**EXERCISE**
Retype these lines and no others: the line holding "Write a component", the line holding "80, 85, 90];", and all lines between them. Pictures stay out.

**DATA EXTRACT**
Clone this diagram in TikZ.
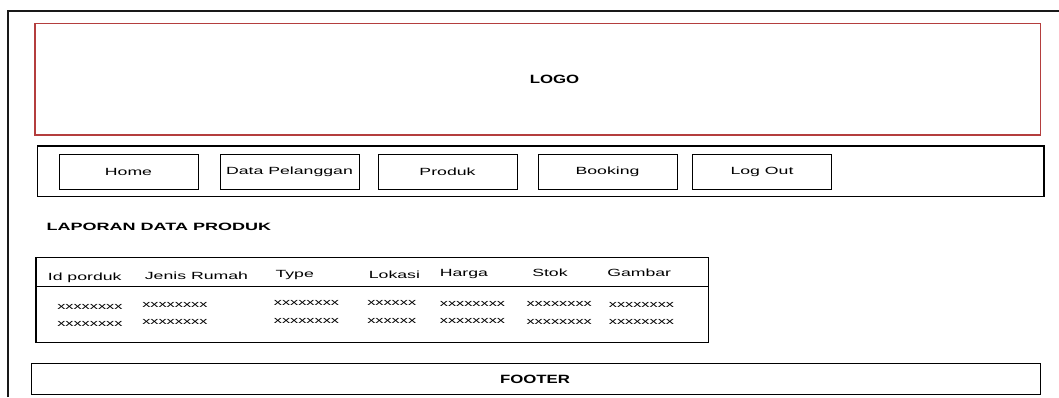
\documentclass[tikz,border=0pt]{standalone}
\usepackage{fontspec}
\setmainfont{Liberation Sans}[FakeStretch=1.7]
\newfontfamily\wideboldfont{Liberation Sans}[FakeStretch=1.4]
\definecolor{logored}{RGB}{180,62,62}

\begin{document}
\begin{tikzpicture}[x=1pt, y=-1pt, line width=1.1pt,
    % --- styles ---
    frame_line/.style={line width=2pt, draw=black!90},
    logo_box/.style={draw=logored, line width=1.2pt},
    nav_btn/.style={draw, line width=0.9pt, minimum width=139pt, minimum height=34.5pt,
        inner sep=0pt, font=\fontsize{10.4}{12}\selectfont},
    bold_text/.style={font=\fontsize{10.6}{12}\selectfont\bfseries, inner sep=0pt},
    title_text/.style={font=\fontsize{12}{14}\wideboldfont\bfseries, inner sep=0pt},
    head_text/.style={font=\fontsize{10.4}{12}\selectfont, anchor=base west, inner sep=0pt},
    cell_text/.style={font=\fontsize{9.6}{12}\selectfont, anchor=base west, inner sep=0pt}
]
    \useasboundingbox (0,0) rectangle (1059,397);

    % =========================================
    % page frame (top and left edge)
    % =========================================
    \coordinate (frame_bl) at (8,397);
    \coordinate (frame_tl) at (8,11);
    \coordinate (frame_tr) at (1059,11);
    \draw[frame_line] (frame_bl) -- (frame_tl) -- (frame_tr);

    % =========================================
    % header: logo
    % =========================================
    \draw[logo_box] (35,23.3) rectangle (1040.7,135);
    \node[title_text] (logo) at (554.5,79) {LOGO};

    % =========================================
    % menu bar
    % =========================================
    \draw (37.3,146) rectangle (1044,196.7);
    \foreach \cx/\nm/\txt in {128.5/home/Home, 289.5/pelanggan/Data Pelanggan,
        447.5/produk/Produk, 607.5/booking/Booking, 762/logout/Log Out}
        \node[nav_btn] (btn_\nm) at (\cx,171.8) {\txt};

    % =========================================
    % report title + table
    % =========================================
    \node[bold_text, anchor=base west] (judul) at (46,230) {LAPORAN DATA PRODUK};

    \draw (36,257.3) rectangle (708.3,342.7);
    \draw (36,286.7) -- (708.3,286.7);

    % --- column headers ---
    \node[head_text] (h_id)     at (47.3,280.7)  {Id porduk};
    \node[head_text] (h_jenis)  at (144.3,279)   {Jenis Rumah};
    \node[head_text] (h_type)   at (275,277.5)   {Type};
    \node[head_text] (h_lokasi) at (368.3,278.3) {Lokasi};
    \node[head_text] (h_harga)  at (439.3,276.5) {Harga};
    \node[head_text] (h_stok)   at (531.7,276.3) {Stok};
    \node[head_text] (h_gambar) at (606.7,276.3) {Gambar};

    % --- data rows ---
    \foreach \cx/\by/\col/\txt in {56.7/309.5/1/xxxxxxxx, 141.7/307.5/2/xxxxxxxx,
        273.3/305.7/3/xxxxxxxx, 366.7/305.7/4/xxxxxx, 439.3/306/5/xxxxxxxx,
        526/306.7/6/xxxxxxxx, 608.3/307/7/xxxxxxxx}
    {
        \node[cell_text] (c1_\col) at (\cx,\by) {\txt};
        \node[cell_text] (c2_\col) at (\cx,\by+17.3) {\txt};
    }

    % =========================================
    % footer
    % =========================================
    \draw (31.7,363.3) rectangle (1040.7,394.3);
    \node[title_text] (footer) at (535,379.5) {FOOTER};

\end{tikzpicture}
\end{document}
* * *
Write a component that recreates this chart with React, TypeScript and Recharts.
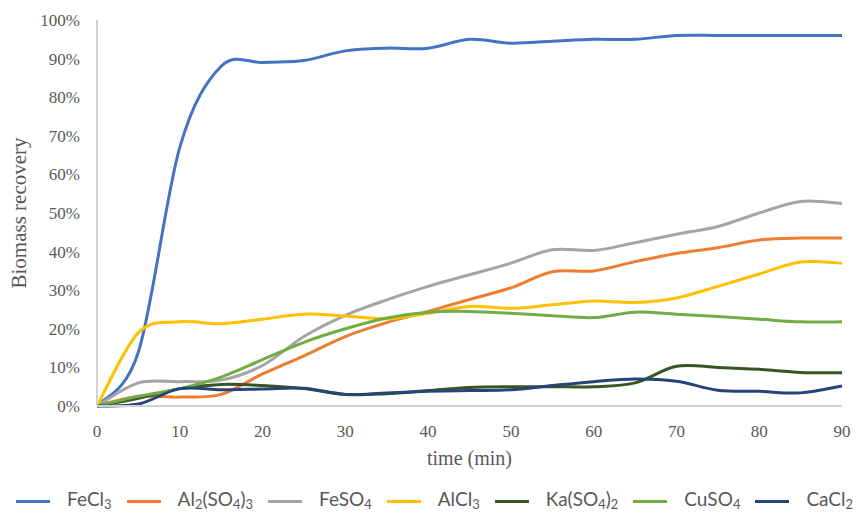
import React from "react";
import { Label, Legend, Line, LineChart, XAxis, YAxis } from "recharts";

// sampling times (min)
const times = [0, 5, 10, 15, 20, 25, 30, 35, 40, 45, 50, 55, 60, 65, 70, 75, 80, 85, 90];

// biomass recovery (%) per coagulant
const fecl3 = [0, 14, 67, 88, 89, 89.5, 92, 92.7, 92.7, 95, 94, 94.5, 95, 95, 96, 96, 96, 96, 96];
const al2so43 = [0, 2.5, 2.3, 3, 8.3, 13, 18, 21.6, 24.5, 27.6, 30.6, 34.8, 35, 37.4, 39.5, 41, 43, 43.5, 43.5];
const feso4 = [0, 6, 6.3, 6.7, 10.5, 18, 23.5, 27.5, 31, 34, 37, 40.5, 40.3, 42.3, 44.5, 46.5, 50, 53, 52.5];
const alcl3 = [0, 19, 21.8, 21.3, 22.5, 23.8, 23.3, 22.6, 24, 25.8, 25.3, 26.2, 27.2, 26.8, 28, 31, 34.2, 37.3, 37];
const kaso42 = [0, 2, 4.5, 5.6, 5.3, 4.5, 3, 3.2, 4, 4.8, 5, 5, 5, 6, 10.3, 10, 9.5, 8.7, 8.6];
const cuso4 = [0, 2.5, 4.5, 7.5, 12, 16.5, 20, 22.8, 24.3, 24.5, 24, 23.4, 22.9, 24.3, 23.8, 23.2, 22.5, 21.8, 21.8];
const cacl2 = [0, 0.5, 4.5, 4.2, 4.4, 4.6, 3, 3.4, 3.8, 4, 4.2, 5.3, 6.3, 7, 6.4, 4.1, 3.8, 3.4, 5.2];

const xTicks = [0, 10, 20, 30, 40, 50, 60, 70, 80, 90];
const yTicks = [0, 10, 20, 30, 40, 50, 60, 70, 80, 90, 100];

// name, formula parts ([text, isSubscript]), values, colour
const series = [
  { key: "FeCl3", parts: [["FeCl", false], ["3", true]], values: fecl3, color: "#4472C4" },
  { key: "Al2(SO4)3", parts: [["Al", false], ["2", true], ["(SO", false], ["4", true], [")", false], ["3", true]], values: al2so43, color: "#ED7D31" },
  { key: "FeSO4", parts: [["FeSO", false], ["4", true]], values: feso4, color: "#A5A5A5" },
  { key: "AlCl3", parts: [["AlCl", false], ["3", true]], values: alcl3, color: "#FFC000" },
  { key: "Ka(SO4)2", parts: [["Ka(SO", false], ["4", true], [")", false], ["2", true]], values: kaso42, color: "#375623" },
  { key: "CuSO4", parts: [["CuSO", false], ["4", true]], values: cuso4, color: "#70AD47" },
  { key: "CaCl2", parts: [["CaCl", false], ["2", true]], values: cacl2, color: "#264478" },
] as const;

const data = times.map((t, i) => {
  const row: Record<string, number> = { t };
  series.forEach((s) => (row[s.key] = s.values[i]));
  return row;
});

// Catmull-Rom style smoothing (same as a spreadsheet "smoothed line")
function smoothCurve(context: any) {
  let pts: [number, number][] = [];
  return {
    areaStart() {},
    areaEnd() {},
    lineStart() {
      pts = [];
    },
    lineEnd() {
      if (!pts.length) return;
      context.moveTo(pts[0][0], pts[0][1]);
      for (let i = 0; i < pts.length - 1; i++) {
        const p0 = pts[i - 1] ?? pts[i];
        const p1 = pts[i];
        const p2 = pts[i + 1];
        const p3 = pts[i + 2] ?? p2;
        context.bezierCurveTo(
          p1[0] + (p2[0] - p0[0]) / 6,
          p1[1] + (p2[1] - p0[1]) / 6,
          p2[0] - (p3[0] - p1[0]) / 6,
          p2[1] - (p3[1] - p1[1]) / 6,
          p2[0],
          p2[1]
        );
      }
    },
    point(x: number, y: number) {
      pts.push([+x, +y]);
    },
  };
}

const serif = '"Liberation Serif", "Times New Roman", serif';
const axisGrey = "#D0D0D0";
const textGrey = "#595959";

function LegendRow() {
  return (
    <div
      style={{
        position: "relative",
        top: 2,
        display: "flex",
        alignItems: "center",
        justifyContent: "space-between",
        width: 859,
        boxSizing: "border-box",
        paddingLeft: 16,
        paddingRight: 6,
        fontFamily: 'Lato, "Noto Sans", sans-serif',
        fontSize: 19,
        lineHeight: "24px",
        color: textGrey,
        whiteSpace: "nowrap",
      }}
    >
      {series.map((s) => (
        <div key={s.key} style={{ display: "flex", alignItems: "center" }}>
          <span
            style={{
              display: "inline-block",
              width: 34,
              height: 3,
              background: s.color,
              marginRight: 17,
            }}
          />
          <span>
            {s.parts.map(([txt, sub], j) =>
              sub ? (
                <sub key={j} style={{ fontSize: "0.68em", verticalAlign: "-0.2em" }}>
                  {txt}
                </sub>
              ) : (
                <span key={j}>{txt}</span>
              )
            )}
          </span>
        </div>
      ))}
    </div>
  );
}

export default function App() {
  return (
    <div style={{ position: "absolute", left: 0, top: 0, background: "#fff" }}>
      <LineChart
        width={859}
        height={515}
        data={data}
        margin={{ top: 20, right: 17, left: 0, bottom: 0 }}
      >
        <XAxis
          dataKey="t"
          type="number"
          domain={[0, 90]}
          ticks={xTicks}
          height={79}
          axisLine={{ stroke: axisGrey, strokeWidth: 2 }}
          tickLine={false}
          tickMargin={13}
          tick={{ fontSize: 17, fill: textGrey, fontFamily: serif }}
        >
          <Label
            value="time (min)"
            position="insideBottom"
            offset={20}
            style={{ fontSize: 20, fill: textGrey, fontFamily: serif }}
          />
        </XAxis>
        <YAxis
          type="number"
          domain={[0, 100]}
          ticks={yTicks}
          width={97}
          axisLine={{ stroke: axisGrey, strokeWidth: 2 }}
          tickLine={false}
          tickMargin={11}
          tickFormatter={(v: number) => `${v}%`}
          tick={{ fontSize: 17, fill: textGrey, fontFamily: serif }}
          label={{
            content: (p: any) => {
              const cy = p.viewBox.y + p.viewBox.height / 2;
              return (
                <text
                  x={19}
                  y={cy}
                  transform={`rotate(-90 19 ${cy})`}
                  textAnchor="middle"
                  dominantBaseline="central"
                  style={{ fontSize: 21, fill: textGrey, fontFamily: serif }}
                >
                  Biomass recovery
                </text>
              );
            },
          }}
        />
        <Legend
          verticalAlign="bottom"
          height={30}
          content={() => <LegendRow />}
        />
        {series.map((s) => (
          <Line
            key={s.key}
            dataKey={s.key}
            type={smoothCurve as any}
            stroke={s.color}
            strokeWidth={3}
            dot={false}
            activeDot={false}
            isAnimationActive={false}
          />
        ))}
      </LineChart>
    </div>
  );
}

**FULL OUTPUT**
Write a component that recreates this chart with React, TypeScript and Recharts.
import React from "react";
import { Label, Legend, Line, LineChart, XAxis, YAxis } from "recharts";

// sampling times (min)
const times = [0, 5, 10, 15, 20, 25, 30, 35, 40, 45, 50, 55, 60, 65, 70, 75, 80, 85, 90];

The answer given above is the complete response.